O que acentua a irracionalidade de tudo isto é que, na maioria das vezes, sabemos pouco sobre a pessoa em questão. Mas move-nos uma certeza inquebrável de que é o amor da nossa vida. A mesma certeza inexplicável de compreensão do mundo que tanta gente tem durante experiências com psicadélicos. Estamos na posse de uma compreensão superior e divina da realidade. Tudo é vivido com uma intensidade febril. Ficamos inaptos para outras actividades. É um estado muito louco e, enquanto dura, temos a sensação de que ficaremos assim para sempre. E não adianta tentar forçar para que acabe, isso só nos trará o desespero de uma bad trip. Temos de esperar que o efeito passe por si. O pensamento, na tentativa de parar a paixão ou a moca, é ineficaz e contraproducente.

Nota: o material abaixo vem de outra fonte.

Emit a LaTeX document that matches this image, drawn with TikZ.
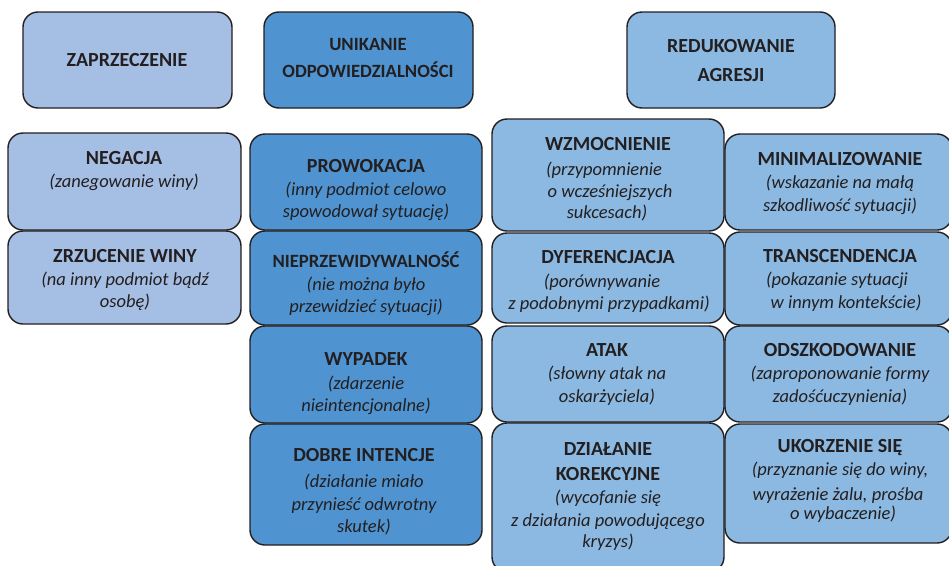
\documentclass[tikz,border=0pt]{standalone}
\usepackage{fontspec}
\setmainfont{Carlito}
\definecolor{denyfill}{RGB}{165,190,227}
\definecolor{evadefill}{RGB}{79,148,209}
\definecolor{reducefill}{RGB}{140,185,225}
\definecolor{edge}{RGB}{35,31,32}
\definecolor{ink}{RGB}{35,31,32}
\tikzset{
  tilebox/.style={draw=edge, line width=1.4pt, rounded corners=15pt,
    inner sep=0pt, outer sep=0pt},
  deny/.style={tilebox, fill=denyfill},
  evade/.style={tilebox, fill=evadefill},
  reduce/.style={tilebox, fill=reducefill},
  ttl/.style={anchor=base, inner sep=0pt, text=ink,
    font=\fontsize{20}{24}\selectfont\bfseries},
  ttlsmall/.style={ttl, font=\fontsize{18.7}{23}\selectfont\bfseries},
  sub/.style={anchor=base, inner sep=0pt, text=ink,
    font=\fontsize{18.5}{23}\selectfont\itshape}
}
% rounded box from its corners: style, name, x1, y1, x2, y2
\newcommand\tile[6]{%
  \node[#1, minimum width={(#5-#3)*1pt}, minimum height={(#6-#4)*1pt}]
    (#2) at ({(#3+#5)/2},{(#4+#6)/2}) {};}
\begin{document}
\begin{tikzpicture}[x=1pt,y=-1pt]
\useasboundingbox (0,0) rectangle (949,565);

% column headers
\tile{deny}{zaprzeczenie}{23}{12}{232}{108}
\tile{evade}{unikanie}{264}{12}{473}{108}
\tile{reduce}{redukowanie}{627}{12}{835}{108}

% denial
\tile{deny}{negacja}{8}{133}{241}{230}
\tile{deny}{zrzucenie}{8}{231}{241}{324}

% evading responsibility
\tile{evade}{prowokacja}{250}{134}{482}{230}
\tile{evade}{nieprzew}{250}{231}{482}{325}
\tile{evade}{wypadek}{250}{326}{482}{423}
\tile{evade}{intencje}{250}{424}{482}{545}

% reducing offensiveness
\tile{reduce}{wzmocnienie}{492}{119}{724}{231}
\tile{reduce}{dyferencjacja}{492}{233}{724}{323}
\tile{reduce}{atak}{492}{326}{724}{422}
\tile{reduce}{korekcja}{492}{423}{724}{572}
\tile{reduce}{minimalizowanie}{725}{134}{952}{230}
\tile{reduce}{transcendencja}{725}{232}{952}{325}
\tile{reduce}{odszkodowanie}{725}{326}{952}{422}
\tile{reduce}{ukorzenie}{725}{424}{952}{543}

% header labels
\node[ttl] at (127,66) {ZAPRZECZENIE};
\node[ttlsmall] at (368,50) {UNIKANIE};
\node[ttlsmall] at (368,77) {ODPOWIEDZIALNOŚCI};
\node[ttl] at (731,52) {REDUKOWANIE};
\node[ttl] at (731,81) {AGRESJI};

% denial labels
\node[ttl] at (124,164) {NEGACJA};
\node[sub] at (124,187) {(zanegowanie winy)};
\node[ttl] at (125,262) {ZRZUCENIE WINY};
\node[sub] at (125,285) {(na inny podmiot bądź};
\node[sub] at (125,307) {osobę)};

% evading labels
\node[ttl] at (366,172) {PROWOKACJA};
\node[sub] at (366,195) {(inny podmiot celowo};
\node[sub] at (366,217) {spowodował sytuację)};
\node[ttlsmall] at (366,267) {NIEPRZEWIDYWALNOŚĆ};
\node[sub] at (366,290) {(nie można było};
\node[sub] at (366,312) {przewidzieć sytuacji)};
\node[ttl] at (366,365) {WYPADEK};
\node[sub] at (366,389) {(zdarzenie};
\node[sub] at (366,411) {nieintencjonalne)};
\node[ttl] at (364,461) {DOBRE INTENCJE};
\node[sub] at (364,487) {(działanie miało};
\node[sub] at (364,510) {przynieść odwrotny};
\node[sub] at (364,532) {skutek)};

% reducing labels, left column
\node[ttl] at (608,150) {WZMOCNIENIE};
\node[sub] at (604,175) {(przypomnienie};
\node[sub] at (610,197) {o wcześniejszych};
\node[sub] at (607,218) {sukcesach)};
\node[ttl] at (608,263) {DYFERENCJACJA};
\node[sub] at (602,287) {(porównywanie};
\node[sub] at (609,309) {z podobnymi przypadkami)};
\node[ttl] at (607,356) {ATAK};
\node[sub] at (607,379) {(słowny atak na};
\node[sub] at (607,402) {oskarżyciela)};
\node[ttl] at (608,455) {DZIAŁANIE};
\node[ttl] at (608,480) {KOREKCYJNE};
\node[sub] at (608,503) {(wycofanie się};
\node[sub] at (608,526) {z działania powodującego};
\node[sub] at (608,547) {kryzys)};

% reducing labels, right column
\node[ttl] at (840,165) {MINIMALIZOWANIE};
\node[sub] at (840,188) {(wskazanie na małą};
\node[sub] at (840,211) {szkodliwość sytuacji)};
\node[ttl] at (840,262) {TRANSCENDENCJA};
\node[sub] at (837,285) {(pokazanie sytuacji};
\node[sub] at (846,308) {w innym kontekście)};
\node[ttl] at (840,356) {ODSZKODOWANIE};
\node[sub] at (840,379) {(zaproponowanie formy};
\node[sub] at (840,402) {zadośćuczynienia)};
\node[ttl] at (840,452) {UKORZENIE SIĘ};
\node[sub] at (840,475) {(przyznanie się do winy,};
\node[sub] at (838,500) {wyrażenie żalu, prośba};
\node[sub] at (843,519) {o wybaczenie)};
\end{tikzpicture}
\end{document}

Quando, finalmente, passa, porque acaba sempre por passar, entramos na ressaca e juramos que nunca mais. Depois, a experiência transforma-se numa impressão remota, que recordamos com uma vaga nostalgia. Até que, de súbito e sem esperarmos, um dia, se repete tudo de novo. E lá vêm os efeitos todos outra vez. A irracionalidade, a desconexão de pensamento, as palpitações. A obsessão. A dor. Os assuntos idiotas. Porquê? Não sabemos. Não escolhemos, não controlamos. Pessoa já dizia: “O coração, se pudesse pensar, pararia.”